Сначала совместно с ведущими экспертами Всероссийского института минерального сырья сделали детальную «домашнюю работу» — изучили геологические отчеты в российских и африканских фондах и наметили потенциально перспективные площади. Решили проверить гипотезу. Начали с небольшого проекта в Намибии. По результатам поисковых работ первого этапа выявили определенные предпосылки для открытия оруденения этого типа. Затем в Танзании пробурили поглубже — и тоже обнаружили так называемые признаки пластового окисления, которые сопровождают месторождения в Казахстане. В Мозамбике получили похожий результат, причем с высокими содержаниями урана, правда, пересечения пока единичные.

— Поделитесь, пожалуйста, вашим экспертным мнением относительно среднесрочных перспектив урановой отрасли.

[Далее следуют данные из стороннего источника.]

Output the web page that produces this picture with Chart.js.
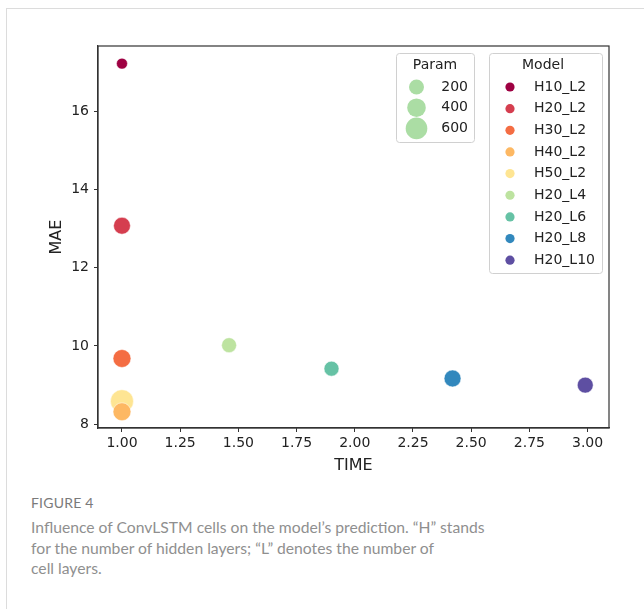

— Потребности атомной энергетики в сырье растут. Вторичные источники есть, но они конечны, и, по оценке различных аналитиков, их доля в сырьевом балансе атомной энергетики не будет превышать 10–15 %. Новых месторождений урана с низкой себестоимостью не появляется, они исчерпываются. Например, Казахстан, я считаю, сейчас практически достиг оптимального уровня добычи, и по мере исчерпания запасов, лет через 5–10 там может начаться снижение добычи, если не развивать сырьевую базу действующих проектов и не запускать новые рудники. Таким образом, сырьевая база с низкой себестоимостью добычи — и это наглядно показано в «Красной книге по урану» МАГАТЭ — постепенно истощается. Значит, рынок будет восполняться более дорогими источниками, потому что альтернативы нет. И чтобы запускать более дорогую добычу, цена должна быть адекватной.

В сложившихся условиях низких цен ключевые игроки пересматривают планы ввода новых месторождений и зачастую принимают решения в пользу повышения экономической эффективности и устойчивого развития действующих предприятий. Однако речь идет не об отказе от новых проектов, а о разработке более эффективных технологических решений.

На резкий, спекулятивный рост цен, как в 2007 году, рассчитывать не приходится, да и не надо. Производители заинтересованы в плавном стабильном росте, который обеспечивает рентабельную планомерную добычу на действующих рудниках и ввод в эксплуатацию новых мощностей. С моей точки зрения, порядка 50 долларов за фунт — это то, чего ожидают производители на ближайшие лет пять и что может реально способствовать планомерному развитию добычи.

— Получается, вы не ожидаете открытия новых месторождений в регионах с низкой себестоимостью добычи?

— Подземное выщелачивание сейчас применяется в Казахстане, в Узбекистане, в России, в Австралии, в Китае, в США. Как урановый геолог с почти сорокалетним стажем, уверен, что открытие новых месторождений весьма вероятно в этих же регионах, плюс в Африке, где мы работаем, и, возможно, в Южной Америке. Вопрос в другом. Фактор прироста новых ресурсов напрямую связан с инвестициями. Инвестиции в урановую геологоразведку, особенно у юниорных компаний, значительно сократились из-за низких цен. А нет вложений — нет новых месторождений.